One advantage Seattle holds over cities with Michelin Guides: the absence of ratings pressure means restaurants here operate according to their own standards rather than the Guide's preferences. Canlis has not changed its essential character in 75 years because it is answering to its guests rather than its inspectors. See our impress clients restaurant guide for the global framework.
How to Book and What to Expect in Seattle
Tock is the primary booking platform for Seattle's premium tasting-menu restaurants: Canlis, Altura, and Surrell all use it. Resy handles Cascina Spinasse and several other mid-tier options. Taneda is booked through its own website; the waitlist is maintained independently. The Walrus and the Carpenter does not take reservations — arrive at 5pm when the doors open or 9pm when the first-wave crowds thin.
Seattle's dress code is among the most relaxed of any major American city's fine dining establishments. Smart casual is the norm at every restaurant on this list; Canlis is the most formal and does not enforce a jacket requirement. Jeans are acceptable everywhere — the determining factor is fit and cleanliness. The Pacific Northwest weather between October and April means a waterproof layer is pragmatic; choose accordingly.
Tipping in Seattle operates at 20% standard, 25% for exceptional service at tasting-menu venues where the staff-to-guest ratio is high. Seattle's restaurant workers have benefited from progressive minimum wage legislation; the expectation and the standard of service generally align. For private dining or full restaurant buyouts, confirm gratuity arrangements directly with the restaurant when booking.
Frequently Asked Questions
What is the best restaurant to impress clients in Seattle?
Canlis, on Aurora Avenue North overlooking Lake Union, has been Seattle's definitive client entertainment venue since 1950. The five-course menu at $180 per person, the stunning views, and a 75-year history of impeccable service make it the safest and highest-prestige choice in the city.
Does Seattle have any Michelin-starred restaurants?

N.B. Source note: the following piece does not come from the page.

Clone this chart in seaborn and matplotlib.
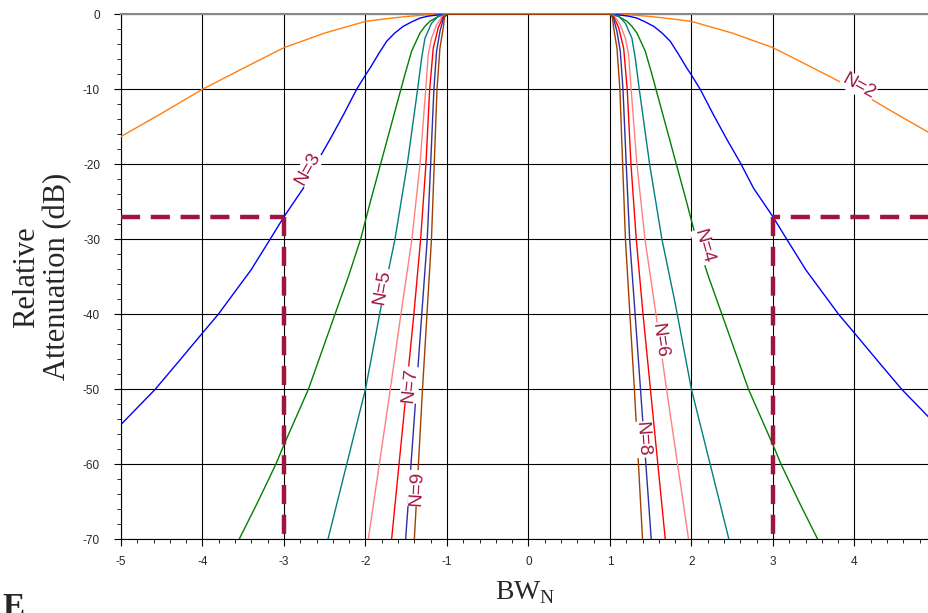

Michelin has not published a Seattle Guide as of 2026, so no restaurant holds official Michelin stars. However, Canlis, Taneda Sushi, Altura, and Surrell operate at Michelin-equivalent levels and are consistently cited by food critics and dining publications as Seattle's finest dining experiences.

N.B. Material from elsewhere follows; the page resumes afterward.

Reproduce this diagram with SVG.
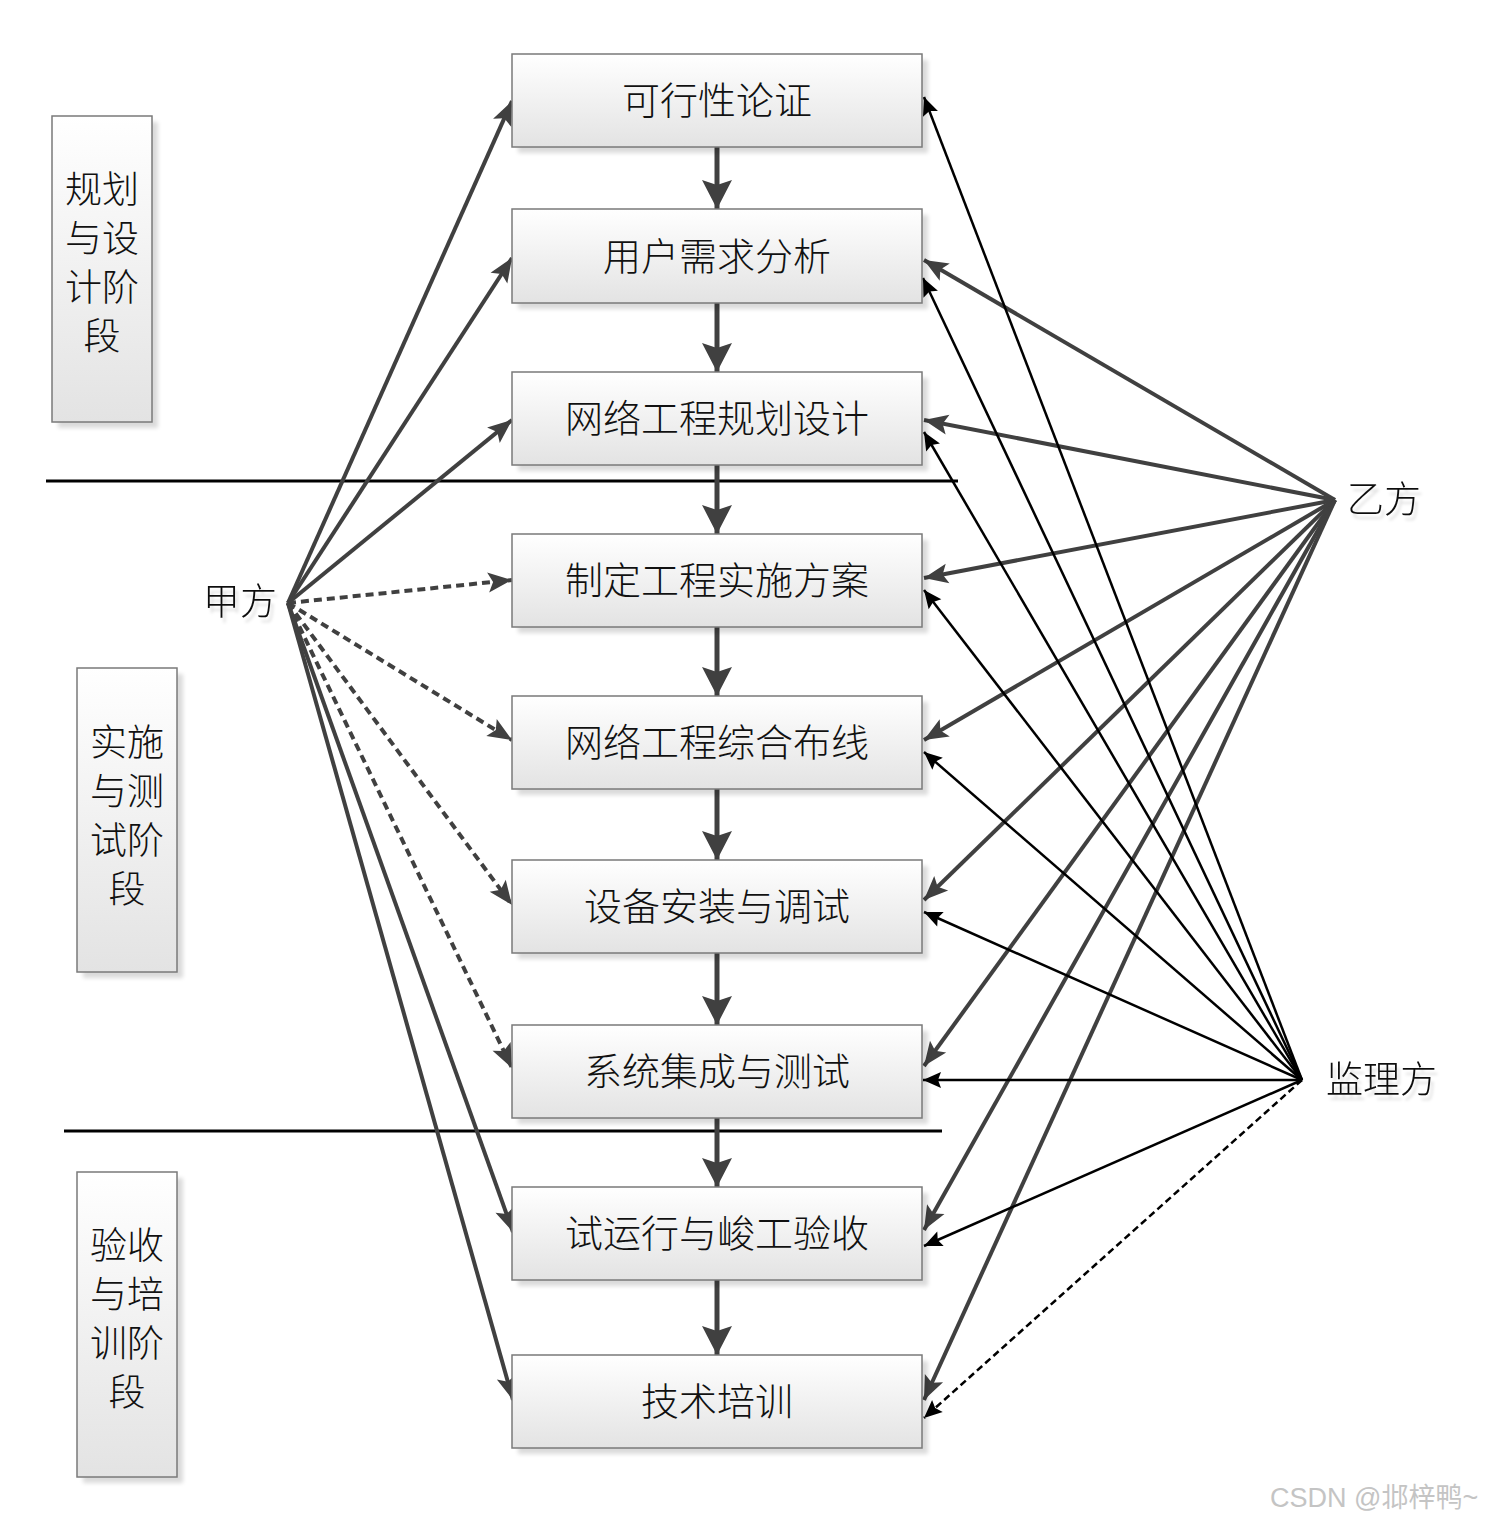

How much does a client entertainment dinner cost in Seattle?
At Canlis or Taneda, budget $250–$350 per person including drinks and gratuity. At Altura or Surrell, expect $200–$280 per person for the tasting menu with wine pairing. Seattle is slightly below New York or San Francisco price levels for equivalent fine dining experiences.
What is the dress code for Seattle fine dining restaurants?
Smart casual to business casual at most venues. Canlis is Seattle's most formal restaurant but does not require a jacket; it does expect an effort that distinguishes the occasion from daily life. Capitol Hill restaurants including Altura and Taneda operate at smart casual. Seattle's tech culture means jeans are acceptable; the key is that they be clean, fitted, and worn with appropriate footwear.